Песни Вертинского пользовались фантастической популярностью в кругу отрешенных от реального мира представителей богемы, плотно сидящих на кокаине или «немецком порошке», как его зачастую называли любители обострить свои ощущения. В 1915 году умерла в московской гостинице любимая сестра артиста, то ли от передозировки, то ли покончила с собой в кокаиновом бреду. Это стало для Вертинского настоящим ударом. В память о любимой сестре он написал трогательную песню «Кокаинетка».
Что Вы плачете здесь, одинокая глупая деточка
Кокаином распятая в мокрых бульварах Москвы?
Вашу тонкую шейку едва прикрывает горжеточка.
Облысевшая, мокрая вся и смешная, как Вы…
Вас уже отравила осенняя слякоть бульварная
И я знаю, что, крикнув, Вы можете спрыгнуть с ума.
И когда Вы умрете на этой скамейке, кошмарная
Ваш сиреневый трупик окутает саваном тьма…
Так не плачьте ж, не стоит, моя одинокая деточка.
Кокаином распятая в мокрых бульварах Москвы.
Лучше шейку свою затяните потуже горжеточкой
И ступайте туда, где никто Вас не спросит, кто Вы.
В своих воспоминаниях А. Вертинский писал: «Помню, однажды я выглянул из окна мансарды, где мы жили (окно выходило на крышу), и увидел, что весь скат крыши под моим окном усеян коричневыми пустыми баночками из-под марковского кокаина. Сколько их было? Я начал в ужасе считать. Сколько же я вынюхал за этот год!»
И Вертинский немедленно отправился к психиатру. Вот, как он позже вспоминал об этом: «Подходя к остановке, я увидел совершенно ясно, как Пушкин сошел со своего пьедестала и, тяжело шагая… тоже направился к остановке трамвая. А на пьедестале остался след его ног. „Опять галлюцинация! – спокойно подумал я. – Ведь этого же быть не может“. Тем не менее Пушкин стал на заднюю площадку трамвая, и воздух вокруг него наполнился запахом резины, исходившим от его плаща. Я ждал, улыбаясь, зная, что этого быть не может. А между тем это было!

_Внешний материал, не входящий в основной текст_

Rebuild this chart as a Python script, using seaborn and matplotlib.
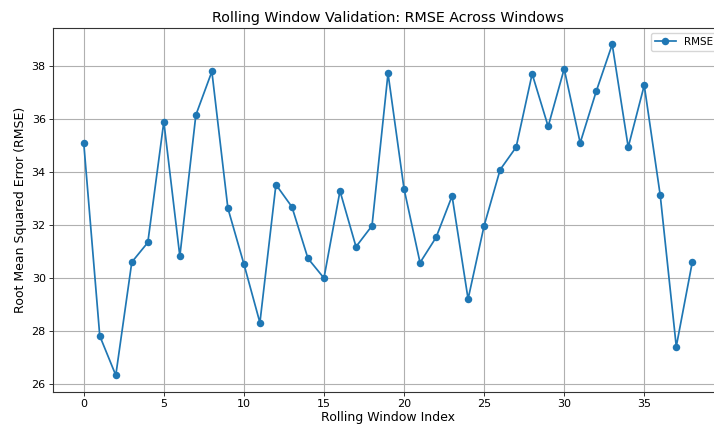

Пушкин вынул большой медный старинный пятак, которого уже не было в обращении.
– Александр Сергеевич! – тихо сказал я. – Кондуктор не возьмет у вас этих денег. Они старинные! Пушкин улыбнулся.
– Ничего. У меня возьмет!»
Именно в этот момент Вертинский окончательно понял, что с наркотиками необходимо завязать. Это был первый шаг на пути исцеления. Окончательное избавление от зависимости произошло гораздо позже, в годы Первой мировой войны, когда Вертинский добровольно ушел на фронт санитаром. «Дьявольское зелье», как он сам его называл, заберет из жизни еще не мало друзей артиста, но сам Вертинский к наркотикам больше не вернется.